→ **Instructions for the task**:
From the first line of the listing below, retype each line up to and including the one with "W, H = 1256, 1186"; pictures stay out.

→ **Material**:
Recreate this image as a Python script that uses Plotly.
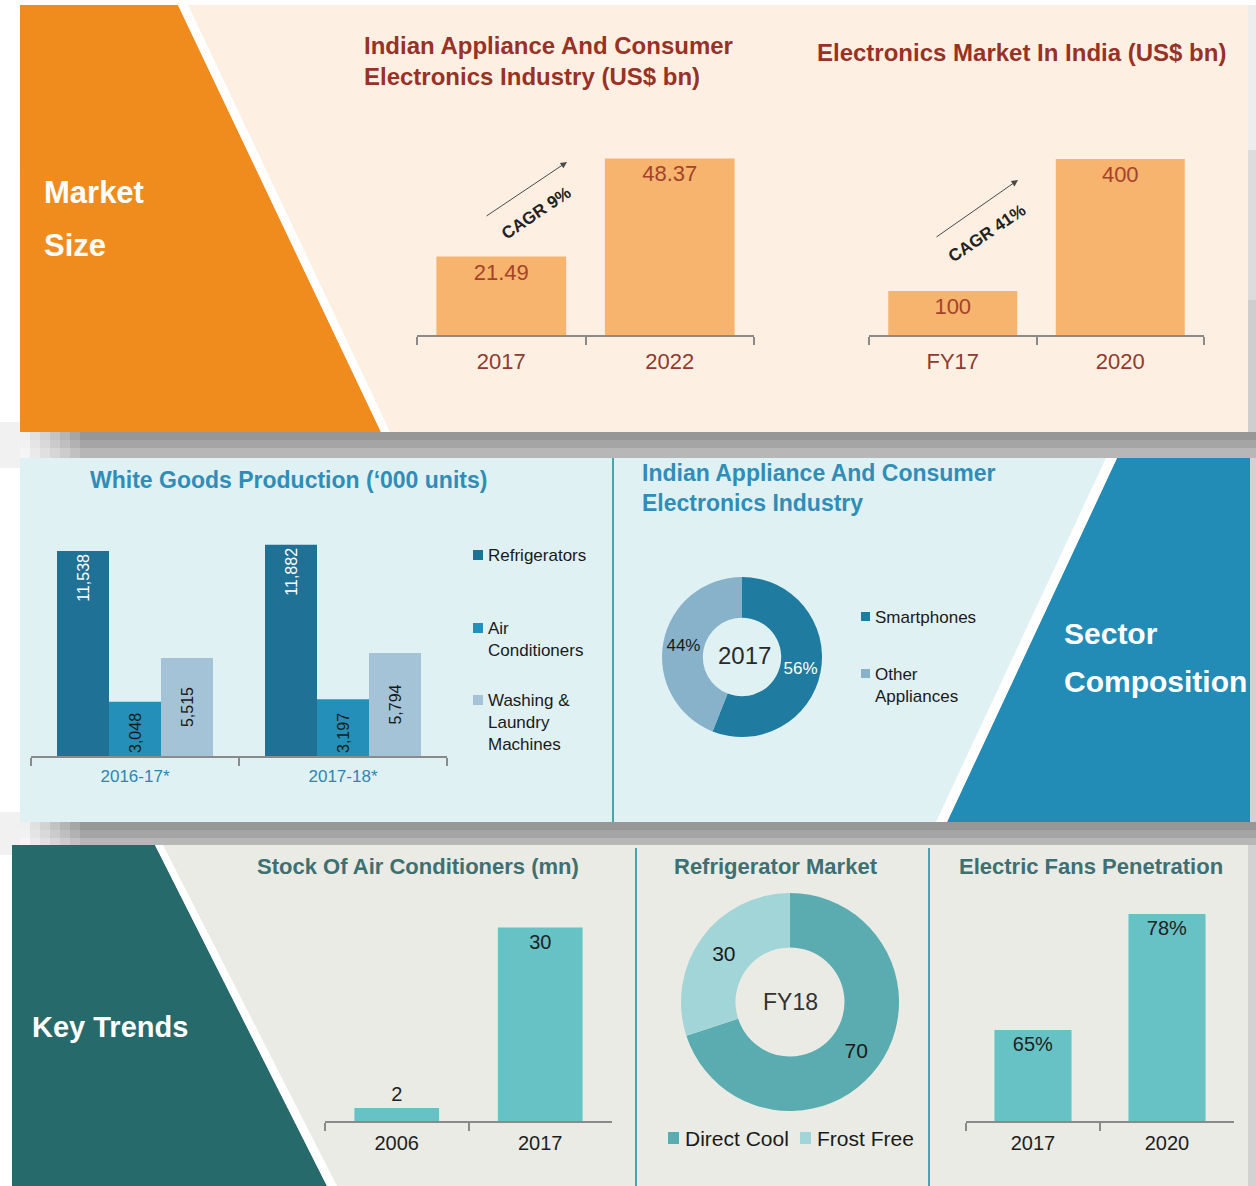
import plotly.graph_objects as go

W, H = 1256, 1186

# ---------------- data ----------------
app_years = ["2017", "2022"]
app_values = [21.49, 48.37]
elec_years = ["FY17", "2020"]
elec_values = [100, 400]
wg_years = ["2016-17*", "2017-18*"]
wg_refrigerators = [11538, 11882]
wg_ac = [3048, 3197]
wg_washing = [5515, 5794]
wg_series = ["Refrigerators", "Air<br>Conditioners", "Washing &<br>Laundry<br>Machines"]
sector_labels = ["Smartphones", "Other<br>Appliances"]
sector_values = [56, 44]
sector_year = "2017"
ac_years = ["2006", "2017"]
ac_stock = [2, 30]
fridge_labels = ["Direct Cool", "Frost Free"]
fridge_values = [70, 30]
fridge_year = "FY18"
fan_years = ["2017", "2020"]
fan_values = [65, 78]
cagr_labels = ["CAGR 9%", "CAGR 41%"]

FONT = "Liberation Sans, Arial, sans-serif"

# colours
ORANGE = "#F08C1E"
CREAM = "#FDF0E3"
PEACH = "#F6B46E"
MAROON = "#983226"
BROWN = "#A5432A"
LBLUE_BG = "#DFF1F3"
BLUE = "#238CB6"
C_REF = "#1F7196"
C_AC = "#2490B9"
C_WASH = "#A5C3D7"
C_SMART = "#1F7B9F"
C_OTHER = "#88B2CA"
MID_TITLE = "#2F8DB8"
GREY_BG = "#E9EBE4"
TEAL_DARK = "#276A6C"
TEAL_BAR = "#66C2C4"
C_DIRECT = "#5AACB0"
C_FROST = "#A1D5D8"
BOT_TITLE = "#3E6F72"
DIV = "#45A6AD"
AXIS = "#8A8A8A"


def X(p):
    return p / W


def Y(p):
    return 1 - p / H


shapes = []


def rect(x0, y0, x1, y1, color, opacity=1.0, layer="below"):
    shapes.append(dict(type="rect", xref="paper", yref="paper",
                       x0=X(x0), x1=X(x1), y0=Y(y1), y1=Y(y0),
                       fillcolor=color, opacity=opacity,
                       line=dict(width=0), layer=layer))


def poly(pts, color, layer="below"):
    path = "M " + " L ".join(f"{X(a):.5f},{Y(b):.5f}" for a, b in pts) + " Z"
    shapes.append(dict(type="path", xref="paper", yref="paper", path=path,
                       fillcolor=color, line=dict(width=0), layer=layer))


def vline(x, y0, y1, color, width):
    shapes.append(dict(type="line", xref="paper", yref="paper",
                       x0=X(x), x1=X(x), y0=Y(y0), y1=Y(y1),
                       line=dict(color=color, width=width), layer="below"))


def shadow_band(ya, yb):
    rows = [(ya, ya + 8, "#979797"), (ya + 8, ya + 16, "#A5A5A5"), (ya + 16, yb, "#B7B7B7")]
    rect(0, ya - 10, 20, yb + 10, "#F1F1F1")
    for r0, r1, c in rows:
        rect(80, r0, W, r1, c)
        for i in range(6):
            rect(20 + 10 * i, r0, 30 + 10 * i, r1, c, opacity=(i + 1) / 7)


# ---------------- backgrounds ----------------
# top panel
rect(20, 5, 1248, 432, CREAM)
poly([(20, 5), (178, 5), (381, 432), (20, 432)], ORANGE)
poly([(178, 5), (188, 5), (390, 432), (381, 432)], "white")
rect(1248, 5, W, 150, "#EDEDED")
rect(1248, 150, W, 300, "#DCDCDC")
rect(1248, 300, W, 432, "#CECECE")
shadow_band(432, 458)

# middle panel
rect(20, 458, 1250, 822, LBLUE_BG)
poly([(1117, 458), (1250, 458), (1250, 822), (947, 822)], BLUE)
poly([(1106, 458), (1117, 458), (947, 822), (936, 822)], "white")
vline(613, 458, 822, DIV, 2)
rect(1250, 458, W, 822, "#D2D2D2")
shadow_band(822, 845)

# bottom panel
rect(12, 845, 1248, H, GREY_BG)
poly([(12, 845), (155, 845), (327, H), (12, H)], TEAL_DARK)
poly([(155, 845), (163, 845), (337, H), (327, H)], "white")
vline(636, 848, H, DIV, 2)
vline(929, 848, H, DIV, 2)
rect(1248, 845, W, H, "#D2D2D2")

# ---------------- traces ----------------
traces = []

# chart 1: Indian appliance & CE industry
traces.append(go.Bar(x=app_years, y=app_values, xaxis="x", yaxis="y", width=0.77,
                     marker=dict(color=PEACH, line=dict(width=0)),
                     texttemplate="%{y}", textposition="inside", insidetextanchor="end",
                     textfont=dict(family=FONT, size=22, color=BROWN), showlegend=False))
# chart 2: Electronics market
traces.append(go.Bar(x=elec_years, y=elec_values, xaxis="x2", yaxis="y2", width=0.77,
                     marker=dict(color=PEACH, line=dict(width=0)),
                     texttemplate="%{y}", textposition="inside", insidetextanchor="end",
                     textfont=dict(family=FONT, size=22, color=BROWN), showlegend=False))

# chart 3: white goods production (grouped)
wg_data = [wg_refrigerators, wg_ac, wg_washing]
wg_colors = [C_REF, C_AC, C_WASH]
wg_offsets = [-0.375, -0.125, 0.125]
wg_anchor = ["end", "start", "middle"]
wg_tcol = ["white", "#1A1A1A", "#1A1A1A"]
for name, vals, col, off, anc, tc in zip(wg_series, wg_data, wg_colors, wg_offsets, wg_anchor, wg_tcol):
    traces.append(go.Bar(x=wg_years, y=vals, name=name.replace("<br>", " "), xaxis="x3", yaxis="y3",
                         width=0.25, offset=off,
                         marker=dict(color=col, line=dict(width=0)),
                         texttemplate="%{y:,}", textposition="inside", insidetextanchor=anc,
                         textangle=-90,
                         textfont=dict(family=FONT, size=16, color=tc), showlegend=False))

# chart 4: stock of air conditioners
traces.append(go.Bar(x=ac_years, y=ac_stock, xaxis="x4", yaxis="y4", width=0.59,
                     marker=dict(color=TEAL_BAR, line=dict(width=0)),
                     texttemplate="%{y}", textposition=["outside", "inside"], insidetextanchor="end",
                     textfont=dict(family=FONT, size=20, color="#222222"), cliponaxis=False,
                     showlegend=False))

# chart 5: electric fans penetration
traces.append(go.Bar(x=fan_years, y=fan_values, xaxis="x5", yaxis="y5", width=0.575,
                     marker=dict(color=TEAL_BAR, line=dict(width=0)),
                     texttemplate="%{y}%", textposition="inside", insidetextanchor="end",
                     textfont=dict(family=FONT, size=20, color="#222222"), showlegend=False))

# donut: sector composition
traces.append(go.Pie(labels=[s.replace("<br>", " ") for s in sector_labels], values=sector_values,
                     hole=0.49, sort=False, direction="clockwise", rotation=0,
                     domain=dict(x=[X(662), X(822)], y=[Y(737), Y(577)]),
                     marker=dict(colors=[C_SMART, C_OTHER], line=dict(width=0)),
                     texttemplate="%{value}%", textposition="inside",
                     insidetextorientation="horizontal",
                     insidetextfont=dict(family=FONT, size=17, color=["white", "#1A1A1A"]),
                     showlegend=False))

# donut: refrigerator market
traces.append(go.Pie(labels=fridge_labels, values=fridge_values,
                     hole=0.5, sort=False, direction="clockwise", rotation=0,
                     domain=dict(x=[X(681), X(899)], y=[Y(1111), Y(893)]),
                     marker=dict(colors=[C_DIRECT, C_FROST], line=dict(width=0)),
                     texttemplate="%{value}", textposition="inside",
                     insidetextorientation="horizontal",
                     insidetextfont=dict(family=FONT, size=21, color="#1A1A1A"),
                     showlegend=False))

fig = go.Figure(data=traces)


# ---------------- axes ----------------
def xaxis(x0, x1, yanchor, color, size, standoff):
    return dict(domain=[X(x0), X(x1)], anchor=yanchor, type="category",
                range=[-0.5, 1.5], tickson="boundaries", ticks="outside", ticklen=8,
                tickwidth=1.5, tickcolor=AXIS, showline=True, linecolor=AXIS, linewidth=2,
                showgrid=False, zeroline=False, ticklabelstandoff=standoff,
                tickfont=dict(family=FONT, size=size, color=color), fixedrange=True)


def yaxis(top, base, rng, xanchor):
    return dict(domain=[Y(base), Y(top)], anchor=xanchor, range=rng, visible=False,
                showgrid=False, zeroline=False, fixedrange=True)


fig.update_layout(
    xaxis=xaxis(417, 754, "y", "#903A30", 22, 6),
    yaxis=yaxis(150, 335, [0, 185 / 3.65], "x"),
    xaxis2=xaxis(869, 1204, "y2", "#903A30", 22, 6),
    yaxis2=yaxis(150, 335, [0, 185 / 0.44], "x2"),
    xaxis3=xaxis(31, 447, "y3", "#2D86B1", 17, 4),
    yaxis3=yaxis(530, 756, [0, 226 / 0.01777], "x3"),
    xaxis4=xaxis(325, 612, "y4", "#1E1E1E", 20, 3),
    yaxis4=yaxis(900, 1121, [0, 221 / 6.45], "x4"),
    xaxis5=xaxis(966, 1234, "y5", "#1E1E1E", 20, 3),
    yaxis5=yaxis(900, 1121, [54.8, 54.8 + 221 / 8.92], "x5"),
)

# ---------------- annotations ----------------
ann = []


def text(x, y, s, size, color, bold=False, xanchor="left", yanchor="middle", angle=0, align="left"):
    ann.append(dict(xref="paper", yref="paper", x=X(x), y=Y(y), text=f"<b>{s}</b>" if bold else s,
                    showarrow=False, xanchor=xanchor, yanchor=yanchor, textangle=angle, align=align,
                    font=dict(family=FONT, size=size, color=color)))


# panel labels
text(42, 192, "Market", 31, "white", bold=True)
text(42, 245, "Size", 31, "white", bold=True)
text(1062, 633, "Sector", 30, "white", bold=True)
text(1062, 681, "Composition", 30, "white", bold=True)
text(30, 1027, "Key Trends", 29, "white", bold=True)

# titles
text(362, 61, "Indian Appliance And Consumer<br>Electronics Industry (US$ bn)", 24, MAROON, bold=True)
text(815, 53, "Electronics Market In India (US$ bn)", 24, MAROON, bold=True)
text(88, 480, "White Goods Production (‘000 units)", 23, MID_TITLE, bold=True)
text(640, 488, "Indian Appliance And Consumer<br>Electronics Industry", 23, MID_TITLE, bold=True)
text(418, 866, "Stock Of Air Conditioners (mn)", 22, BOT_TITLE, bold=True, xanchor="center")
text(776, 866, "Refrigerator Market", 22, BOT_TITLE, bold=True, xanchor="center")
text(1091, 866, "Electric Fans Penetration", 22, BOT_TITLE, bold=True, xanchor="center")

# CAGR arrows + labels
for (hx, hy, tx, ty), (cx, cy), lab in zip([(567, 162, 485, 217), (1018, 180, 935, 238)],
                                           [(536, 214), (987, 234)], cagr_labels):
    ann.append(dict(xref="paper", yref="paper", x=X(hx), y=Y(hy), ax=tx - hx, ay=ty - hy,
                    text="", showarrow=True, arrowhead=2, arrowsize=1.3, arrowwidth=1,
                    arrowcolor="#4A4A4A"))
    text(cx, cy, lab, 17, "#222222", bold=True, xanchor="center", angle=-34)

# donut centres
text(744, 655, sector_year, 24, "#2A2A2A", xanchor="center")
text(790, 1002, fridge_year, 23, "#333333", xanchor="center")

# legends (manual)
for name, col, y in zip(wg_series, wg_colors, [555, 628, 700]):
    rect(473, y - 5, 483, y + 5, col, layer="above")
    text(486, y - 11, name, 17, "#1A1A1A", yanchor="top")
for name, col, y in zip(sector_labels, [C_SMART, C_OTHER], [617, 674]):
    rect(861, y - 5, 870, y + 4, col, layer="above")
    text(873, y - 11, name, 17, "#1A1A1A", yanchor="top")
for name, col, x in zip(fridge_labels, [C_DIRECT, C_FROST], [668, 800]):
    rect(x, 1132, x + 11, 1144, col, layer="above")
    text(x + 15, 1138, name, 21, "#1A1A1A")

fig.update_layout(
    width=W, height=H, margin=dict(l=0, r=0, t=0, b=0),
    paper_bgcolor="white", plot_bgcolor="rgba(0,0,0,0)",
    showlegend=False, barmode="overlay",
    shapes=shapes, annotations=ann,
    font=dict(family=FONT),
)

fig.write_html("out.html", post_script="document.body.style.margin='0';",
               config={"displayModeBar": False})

→ **Written answer**:
Recreate this image as a Python script that uses Plotly.
import plotly.graph_objects as go

W, H = 1256, 1186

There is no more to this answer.